Indian leaders routinely issue conventional threats to nuclear neighbours. It’s a uniquely juvenile understanding of deterrence — only possible in Delhi. With immature, nuclear-sabre-rattling leadership threatening a region of 2 billion people, India’s belligerence is no longer an internal risk. It is a regional liability — and a global one.
This is the country that the West chose to proliferate nuclear technology with. Through BECA and other agreements, the US has effectively endorsed recklessness. This is not just hypocrisy. It is strategic malpractice.

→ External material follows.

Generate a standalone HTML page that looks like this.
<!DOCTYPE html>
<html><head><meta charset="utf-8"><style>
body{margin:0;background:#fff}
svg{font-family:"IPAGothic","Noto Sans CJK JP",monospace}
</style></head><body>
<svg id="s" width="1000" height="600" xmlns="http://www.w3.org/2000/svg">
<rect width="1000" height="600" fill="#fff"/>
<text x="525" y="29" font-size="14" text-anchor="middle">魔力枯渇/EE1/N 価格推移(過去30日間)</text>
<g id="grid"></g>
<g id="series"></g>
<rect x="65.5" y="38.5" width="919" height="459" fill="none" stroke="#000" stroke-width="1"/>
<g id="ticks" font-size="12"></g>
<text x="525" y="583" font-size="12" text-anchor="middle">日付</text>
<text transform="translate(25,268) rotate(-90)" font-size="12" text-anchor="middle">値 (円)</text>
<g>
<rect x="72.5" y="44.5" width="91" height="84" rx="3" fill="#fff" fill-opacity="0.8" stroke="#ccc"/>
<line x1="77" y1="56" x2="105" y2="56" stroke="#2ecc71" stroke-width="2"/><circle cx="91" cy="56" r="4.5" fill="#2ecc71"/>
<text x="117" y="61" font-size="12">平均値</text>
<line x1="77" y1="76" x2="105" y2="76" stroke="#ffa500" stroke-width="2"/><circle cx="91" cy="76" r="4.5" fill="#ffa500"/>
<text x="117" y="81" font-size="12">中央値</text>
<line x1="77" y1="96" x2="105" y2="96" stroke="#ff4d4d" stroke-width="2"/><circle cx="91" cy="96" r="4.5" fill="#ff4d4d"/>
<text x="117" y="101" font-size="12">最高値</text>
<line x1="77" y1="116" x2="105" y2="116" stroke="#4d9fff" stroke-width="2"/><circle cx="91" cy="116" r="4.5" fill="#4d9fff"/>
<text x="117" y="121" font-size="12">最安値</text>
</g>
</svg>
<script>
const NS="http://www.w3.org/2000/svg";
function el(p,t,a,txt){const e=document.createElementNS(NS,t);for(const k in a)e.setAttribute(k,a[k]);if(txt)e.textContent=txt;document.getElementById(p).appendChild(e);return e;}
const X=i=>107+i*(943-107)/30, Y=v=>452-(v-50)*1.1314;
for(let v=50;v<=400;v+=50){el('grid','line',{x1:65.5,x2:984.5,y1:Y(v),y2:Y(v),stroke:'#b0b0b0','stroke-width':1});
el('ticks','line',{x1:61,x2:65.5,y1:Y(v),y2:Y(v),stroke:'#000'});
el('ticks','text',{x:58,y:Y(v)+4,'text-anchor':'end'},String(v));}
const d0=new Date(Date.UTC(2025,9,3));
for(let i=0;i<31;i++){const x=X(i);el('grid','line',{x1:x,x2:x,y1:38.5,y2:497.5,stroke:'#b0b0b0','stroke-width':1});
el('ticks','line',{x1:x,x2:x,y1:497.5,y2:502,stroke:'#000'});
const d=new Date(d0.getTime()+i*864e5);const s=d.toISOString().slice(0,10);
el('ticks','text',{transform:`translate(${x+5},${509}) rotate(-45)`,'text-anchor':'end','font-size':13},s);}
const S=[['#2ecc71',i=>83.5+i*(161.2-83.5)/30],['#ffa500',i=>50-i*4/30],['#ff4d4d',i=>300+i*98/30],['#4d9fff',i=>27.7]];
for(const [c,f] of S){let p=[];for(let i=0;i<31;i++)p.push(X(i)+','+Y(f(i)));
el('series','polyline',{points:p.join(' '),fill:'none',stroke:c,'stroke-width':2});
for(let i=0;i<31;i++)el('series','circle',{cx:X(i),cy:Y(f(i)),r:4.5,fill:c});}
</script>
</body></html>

One lesson of the Cuban Missile Crisis was the visible posturing of No First Use policies to reduce escalation risks. Instead, India has embarked on a visible First Use threat, with aggressive and strategic attack platforms. Crisis stability theory, shaped by the 1962 near-catastrophe, warns that such posturing creates a preemptive incentive for Pakistan or China, heightening the risk of miscalculation in a tense region.
Pakistan and China, by contrast, continue to be recognised for nuclear responsibility. IAEA and US officials have acknowledged their command systems as stable and disciplined. No major nuclear accidents or incidents have been publicly reported at Pakistani facilities. Pakistan maintains its nuclear assets under tight security with a robust command and control structure through the Strategic Plans Division (SPD) and the National Command Authority (NCA). Pakistan has improved its regulatory framework, including joining several international treaties like the Convention on Nuclear Safety.
The world was lucky in 1962. It may not be again.
This is not a game of nerves. These are doctrines in freefall. And to the empire-builders in Taipei, Tel Aviv, and New Delhi — and their borrowed faith in absolute escalatory control — this may be a final warning: Are you prepared to be the first ideologues in history who confuse tactical advantage with thermonuclear immunity — and stake your grand civilisational myths on the hope that the other side blinks first?